Despite launching online classes for students, strategies and follow-up measures around 27 crore kids have been affected by the closure of schools, a latest UNICEF report stated. The country is desperately aiming to reopen schools between July and August. The report said, “In India, school closures have impacted 247 million children enrolled in elementary and secondary education and 28 million children who were attending pre-school education in anganwadi centres.”
"This is in addition to the more than 6 million girls and boys who were already out of school prior to the Covid-19 crisis,” it added.
The report also claimed that a massive number of children aren’t privileged enough to have access to the internet while only a handful of 24 percent households was estimated to have got the opportunity of online learning. “There was a large rural-urban and gender divide in access to internet services,” UNICEF said. India began closing down schools and colleges temporarily during the second week of March.
What You Should Know
- A UNICEF report said that around 27 crore kids in India have been impacted by the closing down of schools during the lockdown.
- A large number of children can’t afford to access or use technology for education, the report claims.
- Only a quarter of households (24%) were estimated to have access to the internet.
- The report said at least 600 million South Asian children have been affected.
“In addition, there are ongoing efforts to provide textbooks to all school going children at their homes, even in the remotest parts of India. NCERT prepared an alternative academic calendar for classes 1-12 with suggested activities to guide learning at home,” it said, pointing out that from India's perspective, for most families accessing technology is a huge challenge.

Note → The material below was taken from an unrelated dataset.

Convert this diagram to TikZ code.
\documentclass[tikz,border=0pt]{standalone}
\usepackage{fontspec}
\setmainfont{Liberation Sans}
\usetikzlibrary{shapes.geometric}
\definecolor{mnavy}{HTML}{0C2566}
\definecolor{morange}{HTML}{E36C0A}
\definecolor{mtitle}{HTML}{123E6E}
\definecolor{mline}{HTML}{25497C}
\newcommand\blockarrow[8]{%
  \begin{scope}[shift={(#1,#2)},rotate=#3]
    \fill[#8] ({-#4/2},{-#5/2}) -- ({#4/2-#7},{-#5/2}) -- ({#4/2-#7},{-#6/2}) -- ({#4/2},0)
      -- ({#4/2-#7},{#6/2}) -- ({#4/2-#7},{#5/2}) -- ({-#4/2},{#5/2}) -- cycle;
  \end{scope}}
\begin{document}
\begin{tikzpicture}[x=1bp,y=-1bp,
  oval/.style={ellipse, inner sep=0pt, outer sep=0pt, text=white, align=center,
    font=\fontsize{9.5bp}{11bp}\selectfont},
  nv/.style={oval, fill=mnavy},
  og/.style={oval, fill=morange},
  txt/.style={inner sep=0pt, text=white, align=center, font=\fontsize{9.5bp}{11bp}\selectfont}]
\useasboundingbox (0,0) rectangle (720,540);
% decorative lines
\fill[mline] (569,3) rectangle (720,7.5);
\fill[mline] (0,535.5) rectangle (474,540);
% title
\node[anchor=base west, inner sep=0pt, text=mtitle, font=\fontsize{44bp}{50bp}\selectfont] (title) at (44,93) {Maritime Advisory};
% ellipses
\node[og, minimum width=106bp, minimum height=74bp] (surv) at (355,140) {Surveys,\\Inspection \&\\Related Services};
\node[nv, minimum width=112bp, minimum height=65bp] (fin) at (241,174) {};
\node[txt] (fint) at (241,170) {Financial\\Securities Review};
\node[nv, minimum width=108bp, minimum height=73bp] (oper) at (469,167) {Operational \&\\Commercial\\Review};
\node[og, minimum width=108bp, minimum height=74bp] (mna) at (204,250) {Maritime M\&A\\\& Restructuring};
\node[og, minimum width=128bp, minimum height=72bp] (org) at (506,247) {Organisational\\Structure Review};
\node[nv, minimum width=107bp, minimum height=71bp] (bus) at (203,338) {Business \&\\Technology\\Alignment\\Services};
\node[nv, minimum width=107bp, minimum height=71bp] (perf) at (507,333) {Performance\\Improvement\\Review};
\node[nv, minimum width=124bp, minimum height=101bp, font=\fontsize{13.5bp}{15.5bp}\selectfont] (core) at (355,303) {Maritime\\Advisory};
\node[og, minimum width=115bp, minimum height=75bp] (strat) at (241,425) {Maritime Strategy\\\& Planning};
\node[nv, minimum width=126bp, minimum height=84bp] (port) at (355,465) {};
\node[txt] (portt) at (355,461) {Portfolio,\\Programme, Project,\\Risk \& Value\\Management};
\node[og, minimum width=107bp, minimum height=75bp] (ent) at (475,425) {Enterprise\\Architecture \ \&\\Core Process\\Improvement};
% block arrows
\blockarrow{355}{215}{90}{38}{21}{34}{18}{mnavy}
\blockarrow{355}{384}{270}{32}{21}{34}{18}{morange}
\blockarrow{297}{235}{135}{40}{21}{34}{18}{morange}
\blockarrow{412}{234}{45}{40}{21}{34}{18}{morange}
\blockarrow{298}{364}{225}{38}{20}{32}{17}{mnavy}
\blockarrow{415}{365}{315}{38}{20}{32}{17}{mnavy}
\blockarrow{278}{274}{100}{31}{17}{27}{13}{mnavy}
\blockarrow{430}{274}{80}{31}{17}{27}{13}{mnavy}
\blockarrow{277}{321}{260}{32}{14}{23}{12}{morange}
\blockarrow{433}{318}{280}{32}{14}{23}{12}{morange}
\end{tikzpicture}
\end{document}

READ: Kerala: Girl Who Climbed Rooftop To Attend Online Classes Gets High Speed Internet
CHILDLINE service
The aim was to contain the spread of the novel coronavirus. The report has also highlighted the issues related to child protection. "'CHILDLINE', a service of the Ministry of Women and Child Development had received 460,000 calls in 21 days from March 20 to April 10," it explained in the report about how they managed to handle a 50 per cent increase from their regular call volumes.

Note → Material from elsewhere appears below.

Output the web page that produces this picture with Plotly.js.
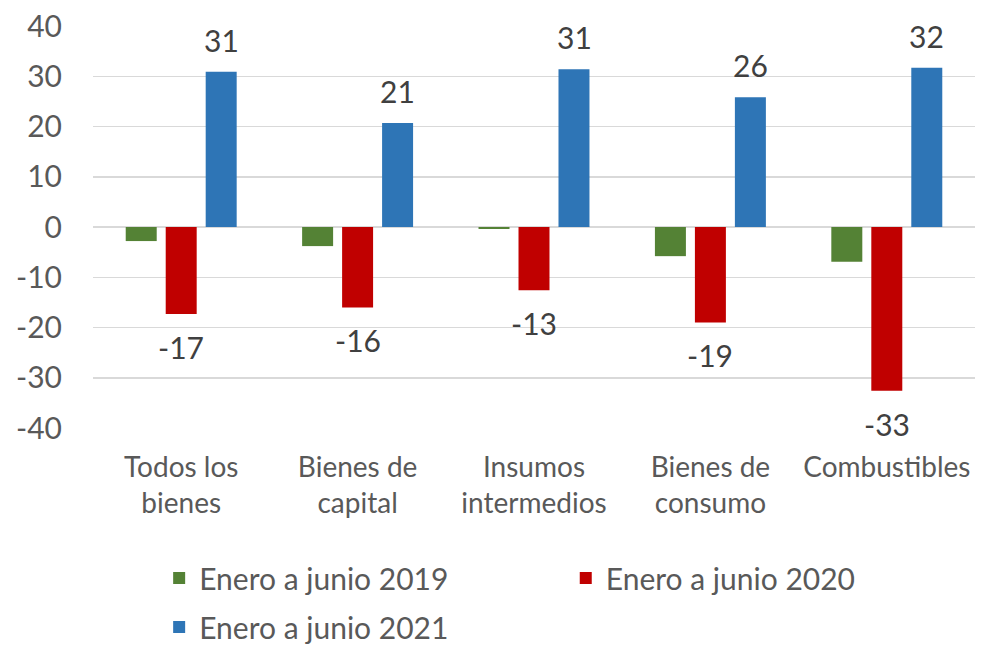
<!DOCTYPE html>
<html><head><meta charset="utf-8">
<script src="https://cdn.plot.ly/plotly-3.0.1.min.js"></script>
<style>html,body{margin:0;padding:0;background:#fff}#chart{width:986px;height:647px}</style>
</head><body><div id="chart"></div>
<script>
const categories = ["Todos los<br>bienes","Bienes de<br>capital","Insumos<br>intermedios","Bienes de<br>consumo","Combustibles"];
const series2019 = [-2.8, -3.8, -0.4, -5.8, -6.9];
const series2020 = [-17.3, -16.0, -12.6, -19.0, -32.6];
const series2021 = [30.9, 20.7, 31.4, 25.8, 31.7];
const names = ["Enero a junio 2019","Enero a junio 2020","Enero a junio 2021"];
const tickVals = [-40,-30,-20,-10,0,10,20,30,40];

const FONT = "Lato, 'Open Sans', sans-serif";
const traces = [
  {type:'bar', x:categories, y:series2019, name:names[0], marker:{color:'#548235'}, legend:'legend', hoverinfo:'none'},
  {type:'bar', x:categories, y:series2020, name:names[1], marker:{color:'#c00000'}, legend:'legend3', hoverinfo:'none'},
  {type:'bar', x:categories, y:series2021, name:names[2], marker:{color:'#2e75b6'}, legend:'legend2', hoverinfo:'none'}
];

const annotations = [];
categories.forEach((c,i)=>{
  annotations.push({x:c, y:series2020[i], xref:'x', yref:'y', text:series2020[i].toFixed(0), showarrow:false,
    yanchor:'top', yshift:-13, font:{family:FONT,size:30,color:'#404040'}});
  annotations.push({x:c, y:series2021[i], xref:'x', yref:'y', text:series2021[i].toFixed(0), showarrow:false,
    yanchor:'bottom', yshift:12, xshift:40, font:{family:FONT,size:30,color:'#404040'}});
});

const legFont = {family:FONT,size:30,color:'#595959'};
const layout = {
  width:986, height:647,
  margin:{l:93, r:11, t:26, b:219, autoexpand:false},
  paper_bgcolor:'#fff', plot_bgcolor:'#fff',
  barmode:'group', bargap:0.32, bargroupgap:0.225,
  font:{family:FONT, color:'#595959'},
  xaxis:{type:'category', showgrid:false, showline:false, zeroline:false, ticks:'',
    tickfont:{family:FONT,size:28,color:'#595959'}, ticklabelstandoff:20},
  yaxis:{range:[-40,40], tickvals:tickVals, ticktext:tickVals.map(String), showgrid:true, gridcolor:'#d9d9d9', gridwidth:1.5,
    zeroline:true, zerolinecolor:'#d9d9d9', zerolinewidth:1.5, showline:false, ticks:'',
    tickfont:{family:FONT,size:30,color:'#595959'}, ticklabelstandoff:30},
  showlegend:true,
  legend:{orientation:'h', x:0.075, xanchor:'left', y:-0.373, yanchor:'middle', font:legFont, bgcolor:'rgba(0,0,0,0)'},
  legend3:{orientation:'h', x:0.536, xanchor:'left', y:-0.373, yanchor:'middle', font:legFont, bgcolor:'rgba(0,0,0,0)'},
  legend2:{orientation:'h', x:0.075, xanchor:'left', y:-0.495, yanchor:'middle', font:legFont, bgcolor:'rgba(0,0,0,0)'},
  annotations:annotations
};
Plotly.newPlot('chart', traces, layout, {displayModeBar:false, staticPlot:true});
</script></body></html>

"Nearly 10,000 of these were intervention cases which required CHILDLINE staff to reach the children in need of support. Of these 30 per cent were related escalation in violence, child sexual abuse, child marriage and child labour," said the report.
‘Children are chronically malnourished’
The report also stated that not only academic vulnerability but Indian kids are suffering from health issues too. It said that most vulnerable families can’t access to affordable and nutritious food for children, "In India, around 20 million children under five years of age are suffering from wasting, over 40 million children are chronically malnourished and more than half of Indian women aged 15-49 years are anaemic.”

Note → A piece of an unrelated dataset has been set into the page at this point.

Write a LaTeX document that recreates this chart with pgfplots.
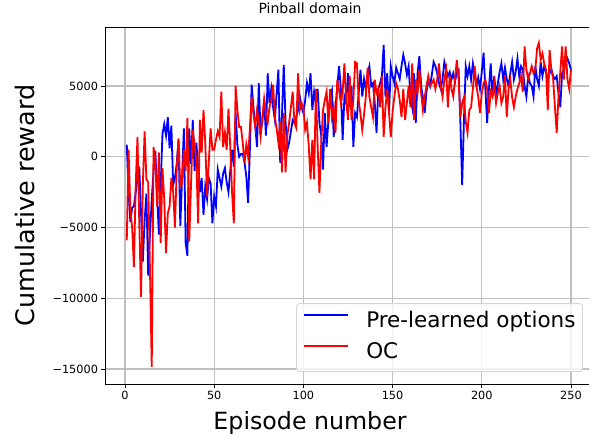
\documentclass[border=0pt]{standalone}
\usepackage{fontspec}
\setmainfont{DejaVu Sans}
\usepackage{pgfplots}
\usepackage{pgfplotstable}
\pgfplotsset{compat=1.18}
\definecolor{gridc}{RGB}{192,192,192}
\definecolor{legc}{RGB}{214,214,214}
\pgfplotstableread{
ep blue red
1 850 -5900
2 -2500 500
3 -4600 -3750
4 -3600 -5000
5 -3500 -7800
6 -2500 -2000
7 -1500 1400
8 -700 -4700
9 -4000 -9900
10 -7400 -2000
11 -4500 1800
12 -2600 -1600
13 -8400 -1800
14 -5500 -8000
15 -3000 -14850
16 -1000 700
17 400 -300
18 -2800 -3500
19 -5500 300
20 -2000 -6100
21 1600 -800
22 2300 -3000
23 1500 -6800
24 2800 -4000
25 600 -3500
26 2200 -1500
27 -2000 -2500
28 -1500 -5000
29 -500 -800
30 1200 1300
31 -4900 -2100
32 -1500 -1900
33 2000 500
34 -6100 -1000
35 -7000 2750
36 2000 -6000
37 -500 -2000
38 2600 1900
39 -1000 800
40 1000 -300
41 -800 -4700
42 -2500 2600
43 -1500 300
44 -4100 3300
45 -2100 1000
46 -3000 -2800
47 -1500 -300
48 -1900 2000
49 -4700 500
50 -2800 500
51 -3500 1200
52 -900 1800
53 -1500 1400
54 -2100 4600
55 -1200 700
56 -800 1700
57 -1800 500
58 -2500 3400
59 -1000 700
60 500 -2500
61 -700 -4700
62 3100 5000
63 850 3300
64 0 2100
65 200 2100
66 200 1000
67 -400 -450
68 -1400 850
69 -3250 0
70 500 2000
71 5100 4250
72 3500 3000
73 2200 2100
74 700 3300
75 5200 2500
76 1700 1400
77 2500 2800
78 4000 4100
79 1500 3000
80 5900 2400
81 3800 3500
82 4800 4000
83 3500 5100
84 2600 2800
85 4500 2000
86 6150 1000
87 -450 2500
88 3000 -1100
89 6500 3100
90 2500 -1100
91 500 1500
92 1000 2400
93 1800 3500
94 2600 4600
95 2400 2400
96 2800 2050
97 3300 5900
98 4250 3300
99 3500 3800
100 3100 3500
101 4000 1900
102 5200 2400
103 4500 800
104 5900 -1600
105 3300 1200
106 4600 -1600
107 3800 4800
108 4800 700
109 2400 -2550
110 1500 1000
111 -900 3300
112 3100 4000
113 700 4600
114 2500 2400
115 4250 4800
116 4700 2800
117 1400 3500
118 3500 1700
119 5000 5450
120 6400 4700
121 4800 3800
122 1200 4600
123 4250 6600
124 3800 4000
125 5900 2600
126 3500 5700
127 5000 2600
128 700 4000
129 3100 6700
130 2800 6600
131 4500 4000
132 6150 3000
133 4250 1900
134 5500 3000
135 4800 4250
136 5900 6300
137 6400 4250
138 5000 3500
139 5200 2800
140 3800 5450
141 1700 4500
142 4800 4800
143 5200 3500
144 5700 5700
145 7900 1400
146 4250 3500
147 5900 4800
148 3100 3100
149 6400 1400
150 5700 3200
151 5200 4250
152 6300 5200
153 5900 4800
154 5500 4000
155 6400 2800
156 7200 4800
157 6600 2600
158 5800 3800
159 6400 5000
160 4250 3500
161 3500 6600
162 5900 2600
163 2400 5450
164 5900 4500
165 7100 6150
166 5000 4500
167 4200 3300
168 3100 4250
169 4600 5000
170 5400 5700
171 5000 5000
172 5800 5200
173 6700 5450
174 6400 4800
175 5900 5450
176 5200 6600
177 4800 5000
178 5500 4250
179 6700 5450
180 6150 6150
181 5700 3500
182 6000 5700
183 5450 4800
184 5900 4250
185 5300 5500
186 6000 6850
187 6150 5450
188 2400 2800
189 -2000 3800
190 2600 4200
191 6400 2500
192 5700 1700
193 6400 3300
194 5450 3500
195 6600 4800
196 5800 6400
197 5000 5000
198 5600 4250
199 4800 3100
200 6000 4500
201 7350 5200
202 4800 5450
203 2400 4800
204 4800 3100
205 6600 4600
206 4250 4250
207 5700 5200
208 4250 3800
209 5200 4500
210 6000 5000
211 6600 3800
212 5450 4250
213 6300 5700
214 5500 2800
215 5000 4800
216 5900 5450
217 6700 4200
218 5450 3500
219 6000 4250
220 6950 4800
221 5700 5200
222 6400 5700
223 6150 4600
224 5000 7800
225 4250 6150
226 5700 5500
227 5200 5900
228 5000 6400
229 4250 5900
230 6400 6150
231 5500 7650
232 5000 8050
233 6700 6850
234 5700 7300
235 6400 6600
236 6000 6150
237 5450 3300
238 5900 7550
239 6200 6150
240 5700 5500
241 5500 3500
242 5700 1700
243 4500 4250
244 3500 6000
245 5900 7800
246 6200 5450
247 6600 7800
248 6950 5500
249 6600 4800
250 6150 6150
}\data
\begin{document}
\begin{tikzpicture}
\begin{axis}[
  scale only axis,
  width=488.2pt, height=357pt,
  xmin=-11.21, xmax=262.45,
  ymin=-16060, ymax=9172,
  scaled x ticks=false, scaled y ticks=false,
  tick pos=left,
  tick align=outside,
  major tick length=3.5pt,
  xtick={0,50,100,150,200,250},
  xticklabels={0,50,100,150,200,250},
  ytick={-15000,-10000,-5000,0,5000},
  yticklabels={−15000,−10000,−5000,0,5000},
  tick label style={font=\fontsize{11.3}{13}\selectfont},
  grid=major,
  major grid style={line width=1.1pt, draw=gridc},
  axis line style={line width=0.9pt, black},
  every tick/.style={black, line width=0.8pt},
  title={Pinball domain},
  title style={at={(axis description cs:0.42,1)}, anchor=base, yshift=7.5pt, font=\fontsize{14}{16}\selectfont},
  xlabel={Episode number},
  xlabel style={at={(axis description cs:0.42,0)}, anchor=base, yshift=-45.5pt, font=\fontsize{23.7}{28}\selectfont},
  ylabel={Cumulative reward},
  ylabel style={at={(axis description cs:-0.1434,0.5)}, anchor=base, font=\fontsize{25.5}{30}\selectfont},
  legend style={at={(axis description cs:0.979,0.0336)}, anchor=south east,
    font=\fontsize{21.5}{25}\selectfont, draw=legc, line width=0.8pt,
    rounded corners=3pt, fill=white, fill opacity=0.8, text opacity=1,
    inner xsep=7pt, inner ysep=8pt,
    nodes={inner sep=0pt, text height=16pt, text depth=5pt},
    /tikz/column sep=17pt, /tikz/row sep=10pt},
  legend cell align=left,
  legend image code/.code={\draw[#1, line width=1.8pt] (0pt,7pt) -- (44pt,7pt);},
]
\addplot[blue, line width=1.8pt] table[x=ep, y=blue] {\data};
\addlegendentry{Pre-learned options}
\addplot[red, line width=1.8pt] table[x=ep, y=red] {\data};
\addlegendentry{OC}
\coordinate (SW) at (rel axis cs:0,0);
\coordinate (NW) at (rel axis cs:0,1);
\end{axis}
\pgfresetboundingbox
\path[use as bounding box] ([xshift=-105pt,yshift=-52pt]SW) rectangle ([xshift=484pt,yshift=27pt]NW);
\end{tikzpicture}
\end{document}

Quoting the study by Johns Hopkins Bloomberg School of Public Health in the Lancet Global Health Journal, “due to reductions in routine health service coverage levels, disruption in life-saving immunisation activities and an increase in child wasting, up to 3,00,000 children could die in India alone in the next six months.”
READ: This Doctor In Assam Is Designing Masks & Shields For Healthcare Staff At Home
What experts are saying
Warning about the unprecedented risk, Dr Yasmin Ali Haque, UNICEF Representative in India, told TOI, “The mass reverse migration from cities to rural India as a result of estimated 118 million job losses have caused extreme hardship for millions of people.”
Stefania Giannini, UNESCO's Assistant Director-General for Education, had told in an interview that shutting down of schools was necessary but it comes with a warning of "potential for increased drop-out rates that will disproportionately affect adolescent girls, further entrench gender gaps in education and lead to increased risk of sexual exploitation, early pregnancy and early and forced marriage."
According to the guidelines laid down by the UN agencies,"Schools do much more than teach children how to read, write and count. They also provide nutrition, health and hygiene services; mental health and psychosocial support; and dramatically reduce the risk of violence, early pregnancy and more. And it's the most vulnerable children who are the hardest hit by school closures, and we know from previous crises that the longer they are out of school, the less likely they are to return.”